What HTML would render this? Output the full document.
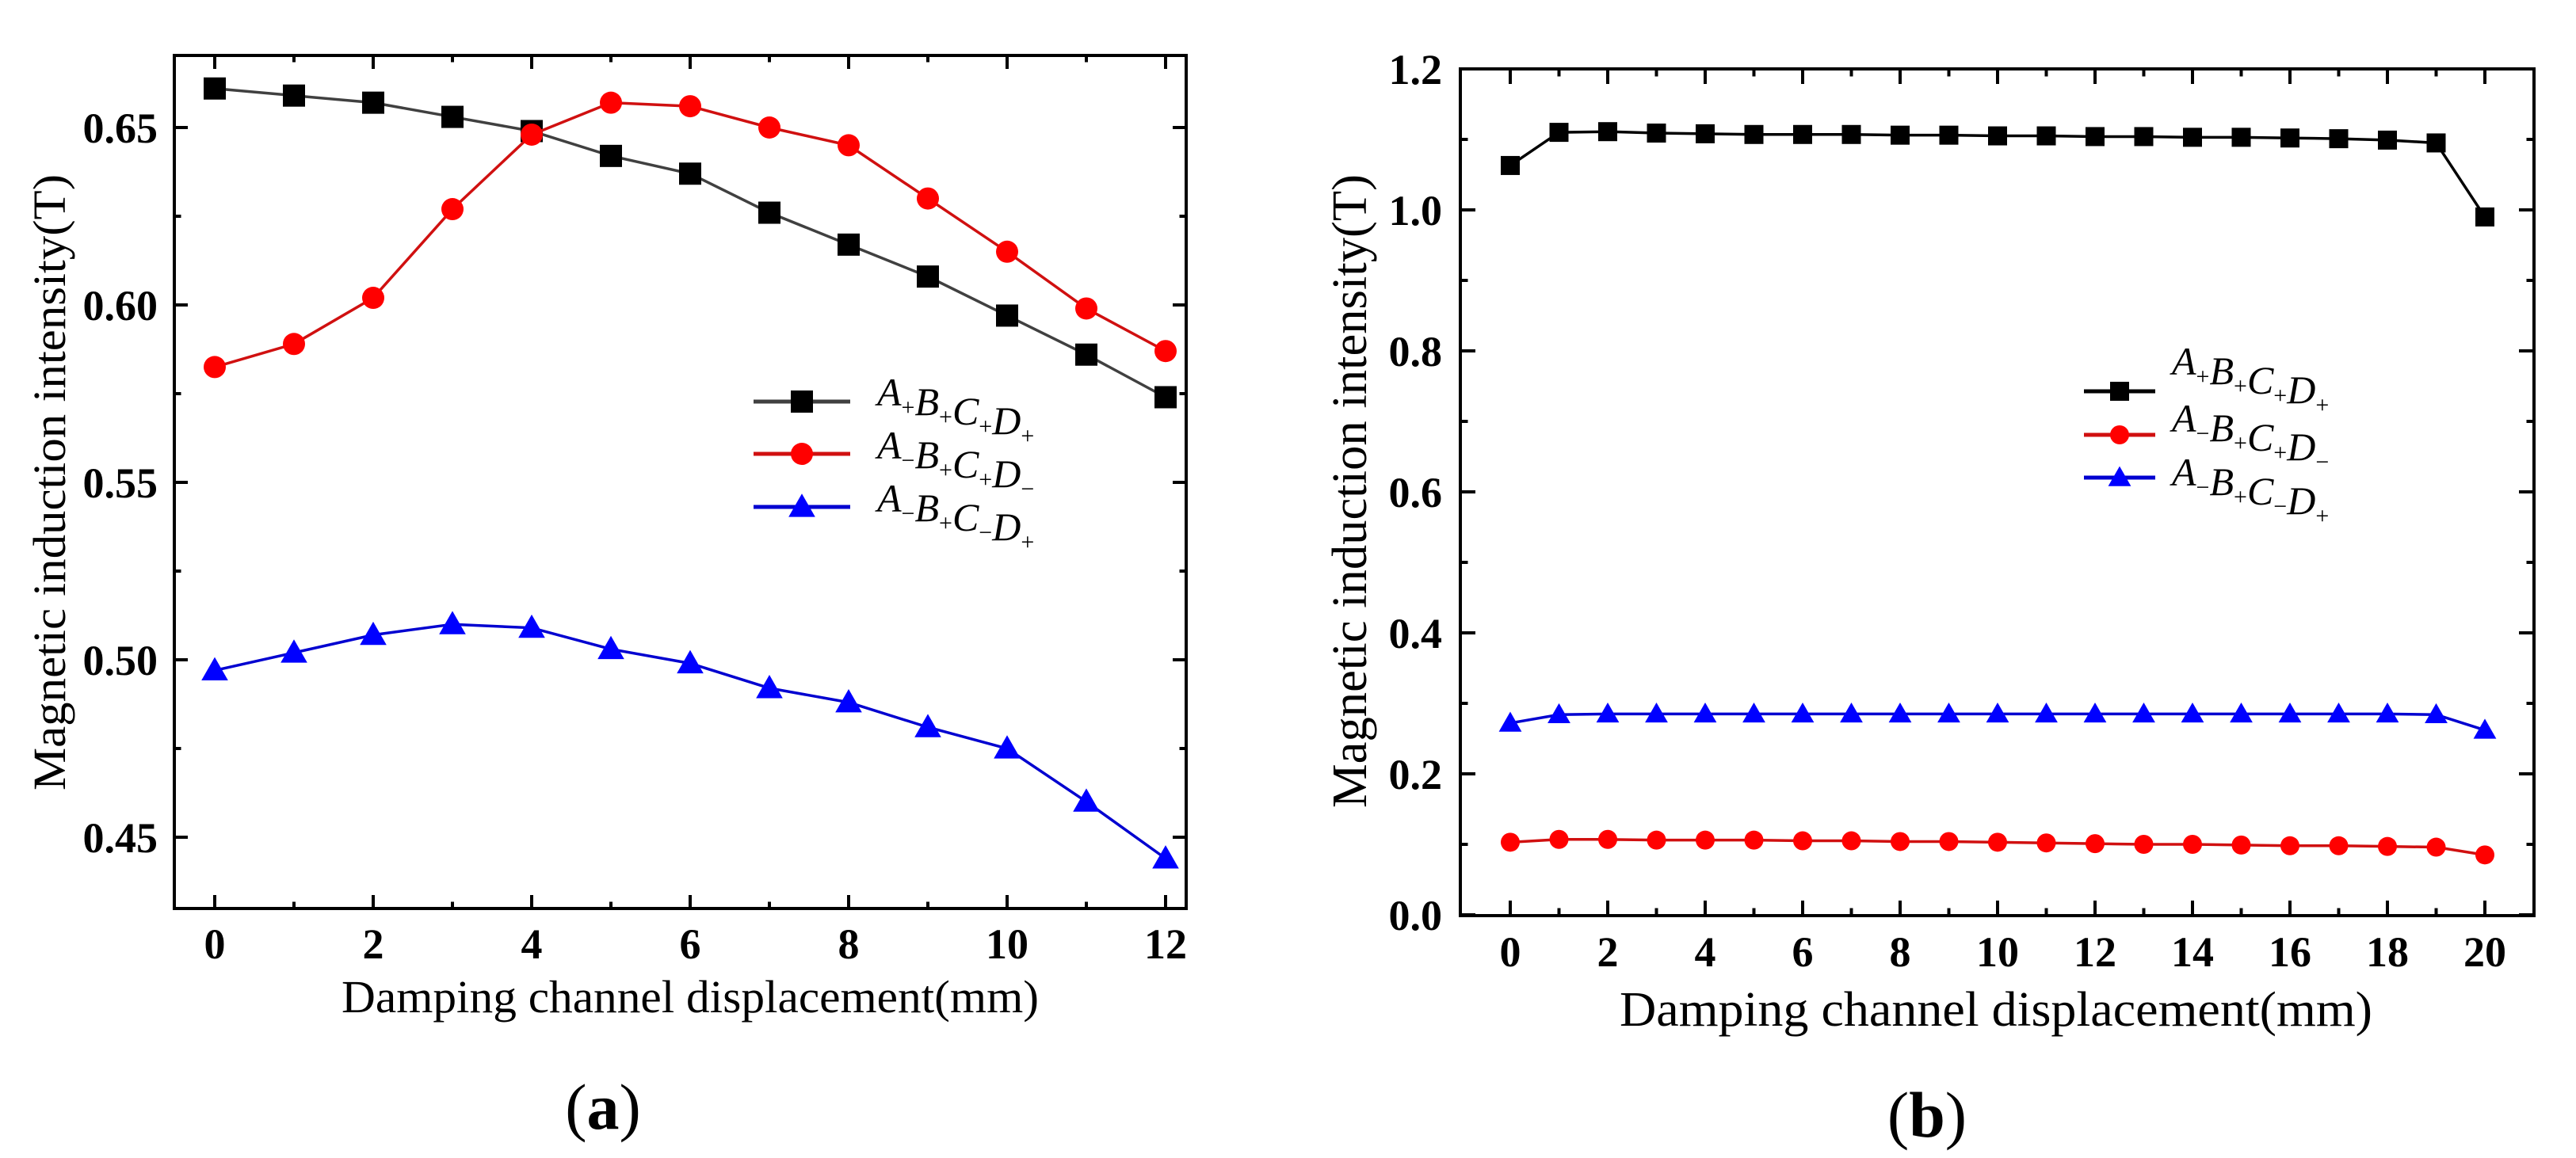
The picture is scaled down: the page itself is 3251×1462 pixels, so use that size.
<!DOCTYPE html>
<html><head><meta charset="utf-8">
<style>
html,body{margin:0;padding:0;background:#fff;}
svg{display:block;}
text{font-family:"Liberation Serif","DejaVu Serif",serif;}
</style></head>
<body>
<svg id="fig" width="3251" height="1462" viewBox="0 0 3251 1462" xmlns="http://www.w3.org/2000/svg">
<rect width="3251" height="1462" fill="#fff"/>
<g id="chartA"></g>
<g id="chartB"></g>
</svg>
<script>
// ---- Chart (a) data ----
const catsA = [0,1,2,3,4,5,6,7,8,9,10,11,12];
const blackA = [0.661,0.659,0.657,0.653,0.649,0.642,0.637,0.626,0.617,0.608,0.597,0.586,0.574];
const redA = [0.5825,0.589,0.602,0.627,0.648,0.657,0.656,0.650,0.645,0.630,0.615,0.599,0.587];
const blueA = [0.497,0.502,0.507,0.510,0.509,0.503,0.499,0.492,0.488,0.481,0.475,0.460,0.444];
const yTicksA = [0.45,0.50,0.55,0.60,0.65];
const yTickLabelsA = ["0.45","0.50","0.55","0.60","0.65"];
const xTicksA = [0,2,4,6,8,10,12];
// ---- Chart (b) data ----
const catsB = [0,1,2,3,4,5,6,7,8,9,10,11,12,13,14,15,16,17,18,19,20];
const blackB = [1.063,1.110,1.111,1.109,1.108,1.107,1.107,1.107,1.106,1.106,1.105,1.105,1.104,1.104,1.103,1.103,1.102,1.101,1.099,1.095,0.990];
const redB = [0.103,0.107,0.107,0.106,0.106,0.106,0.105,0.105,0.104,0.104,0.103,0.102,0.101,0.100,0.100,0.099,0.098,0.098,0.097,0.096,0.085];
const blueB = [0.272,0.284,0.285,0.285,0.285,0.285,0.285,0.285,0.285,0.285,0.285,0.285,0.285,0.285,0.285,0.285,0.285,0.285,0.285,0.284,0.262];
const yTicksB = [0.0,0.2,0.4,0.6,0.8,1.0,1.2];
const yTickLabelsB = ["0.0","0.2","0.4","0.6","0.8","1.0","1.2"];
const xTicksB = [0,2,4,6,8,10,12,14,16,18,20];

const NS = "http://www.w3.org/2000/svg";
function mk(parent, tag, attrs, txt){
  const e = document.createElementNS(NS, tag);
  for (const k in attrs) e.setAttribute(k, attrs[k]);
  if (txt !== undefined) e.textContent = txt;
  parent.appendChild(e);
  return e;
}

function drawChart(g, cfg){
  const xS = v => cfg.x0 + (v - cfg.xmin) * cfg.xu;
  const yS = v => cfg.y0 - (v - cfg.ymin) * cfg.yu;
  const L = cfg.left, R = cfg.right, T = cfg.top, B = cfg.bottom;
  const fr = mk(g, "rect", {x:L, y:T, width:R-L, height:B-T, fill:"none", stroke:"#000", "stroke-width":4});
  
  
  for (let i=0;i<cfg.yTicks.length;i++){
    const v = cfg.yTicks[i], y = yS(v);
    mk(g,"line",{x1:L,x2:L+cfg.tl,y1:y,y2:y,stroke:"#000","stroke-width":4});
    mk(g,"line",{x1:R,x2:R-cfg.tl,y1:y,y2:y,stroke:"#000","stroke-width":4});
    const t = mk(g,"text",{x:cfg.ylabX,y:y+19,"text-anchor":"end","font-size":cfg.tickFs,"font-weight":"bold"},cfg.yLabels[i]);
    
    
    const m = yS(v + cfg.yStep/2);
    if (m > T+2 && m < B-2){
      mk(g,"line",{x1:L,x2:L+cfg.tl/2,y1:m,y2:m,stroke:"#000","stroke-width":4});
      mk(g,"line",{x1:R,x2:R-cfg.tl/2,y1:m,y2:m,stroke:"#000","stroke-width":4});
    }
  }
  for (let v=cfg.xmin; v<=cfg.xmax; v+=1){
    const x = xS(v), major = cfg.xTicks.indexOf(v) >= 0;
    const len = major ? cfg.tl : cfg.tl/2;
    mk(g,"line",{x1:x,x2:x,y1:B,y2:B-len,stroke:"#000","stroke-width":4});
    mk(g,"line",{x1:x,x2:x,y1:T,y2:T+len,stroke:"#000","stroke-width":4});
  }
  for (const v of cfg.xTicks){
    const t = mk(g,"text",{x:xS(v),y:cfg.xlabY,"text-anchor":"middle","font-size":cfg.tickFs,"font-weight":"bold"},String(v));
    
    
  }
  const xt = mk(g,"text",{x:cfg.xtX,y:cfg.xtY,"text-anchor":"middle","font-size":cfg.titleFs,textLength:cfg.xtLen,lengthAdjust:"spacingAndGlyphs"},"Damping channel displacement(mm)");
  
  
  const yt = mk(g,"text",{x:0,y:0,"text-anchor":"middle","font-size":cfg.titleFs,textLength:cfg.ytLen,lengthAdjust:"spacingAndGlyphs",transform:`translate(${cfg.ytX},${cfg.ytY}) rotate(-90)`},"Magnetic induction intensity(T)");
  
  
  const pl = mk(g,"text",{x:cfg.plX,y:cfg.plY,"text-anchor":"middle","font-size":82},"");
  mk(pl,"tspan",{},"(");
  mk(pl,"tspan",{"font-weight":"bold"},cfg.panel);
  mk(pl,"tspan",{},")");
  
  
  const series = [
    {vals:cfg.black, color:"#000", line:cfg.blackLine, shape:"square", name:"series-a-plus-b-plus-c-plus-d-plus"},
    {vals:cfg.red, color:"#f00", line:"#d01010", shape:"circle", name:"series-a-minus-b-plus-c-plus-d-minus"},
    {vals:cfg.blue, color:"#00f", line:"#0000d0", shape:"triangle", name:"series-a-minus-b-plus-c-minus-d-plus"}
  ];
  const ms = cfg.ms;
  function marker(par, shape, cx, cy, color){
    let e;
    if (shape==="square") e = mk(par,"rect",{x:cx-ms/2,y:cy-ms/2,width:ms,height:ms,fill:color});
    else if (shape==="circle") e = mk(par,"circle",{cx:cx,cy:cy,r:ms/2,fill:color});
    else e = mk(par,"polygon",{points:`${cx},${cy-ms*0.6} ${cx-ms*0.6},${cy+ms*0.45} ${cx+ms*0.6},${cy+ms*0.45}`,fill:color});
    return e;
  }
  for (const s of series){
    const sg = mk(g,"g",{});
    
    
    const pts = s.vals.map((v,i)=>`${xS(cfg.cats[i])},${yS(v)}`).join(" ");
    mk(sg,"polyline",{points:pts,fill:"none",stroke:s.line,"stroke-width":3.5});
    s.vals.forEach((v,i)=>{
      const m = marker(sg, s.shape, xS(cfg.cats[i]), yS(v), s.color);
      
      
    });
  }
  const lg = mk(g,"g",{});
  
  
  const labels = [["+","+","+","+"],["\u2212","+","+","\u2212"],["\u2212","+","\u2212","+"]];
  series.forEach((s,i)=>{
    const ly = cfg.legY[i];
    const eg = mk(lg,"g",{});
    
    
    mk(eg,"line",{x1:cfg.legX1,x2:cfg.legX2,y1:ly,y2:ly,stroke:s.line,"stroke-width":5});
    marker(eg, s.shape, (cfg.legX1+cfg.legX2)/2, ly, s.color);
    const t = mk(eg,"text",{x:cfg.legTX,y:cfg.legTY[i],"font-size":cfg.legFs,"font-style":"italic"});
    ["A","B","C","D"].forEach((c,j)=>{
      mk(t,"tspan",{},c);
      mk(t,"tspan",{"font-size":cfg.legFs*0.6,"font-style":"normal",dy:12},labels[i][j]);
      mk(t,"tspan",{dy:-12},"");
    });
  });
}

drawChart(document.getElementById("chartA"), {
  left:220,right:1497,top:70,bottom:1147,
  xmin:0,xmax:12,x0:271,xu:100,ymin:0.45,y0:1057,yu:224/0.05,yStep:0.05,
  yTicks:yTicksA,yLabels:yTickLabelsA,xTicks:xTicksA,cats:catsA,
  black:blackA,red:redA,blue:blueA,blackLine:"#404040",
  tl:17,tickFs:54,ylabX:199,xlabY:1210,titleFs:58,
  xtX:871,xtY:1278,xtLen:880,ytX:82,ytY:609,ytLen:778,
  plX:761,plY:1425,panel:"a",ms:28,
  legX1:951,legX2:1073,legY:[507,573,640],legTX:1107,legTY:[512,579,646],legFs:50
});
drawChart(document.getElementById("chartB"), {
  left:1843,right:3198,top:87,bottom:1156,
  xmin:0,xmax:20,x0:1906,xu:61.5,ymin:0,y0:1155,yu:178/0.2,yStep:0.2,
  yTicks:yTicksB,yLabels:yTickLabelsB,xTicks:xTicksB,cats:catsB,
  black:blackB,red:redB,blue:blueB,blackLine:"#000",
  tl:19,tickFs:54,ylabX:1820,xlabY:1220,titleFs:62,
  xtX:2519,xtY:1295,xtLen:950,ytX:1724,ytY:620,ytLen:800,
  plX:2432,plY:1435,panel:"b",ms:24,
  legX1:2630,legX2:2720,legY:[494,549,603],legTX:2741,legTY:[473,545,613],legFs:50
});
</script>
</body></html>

**Aim:**
Tell how many lines hold the string "document", giving the number and nothing else.

**Result:**
4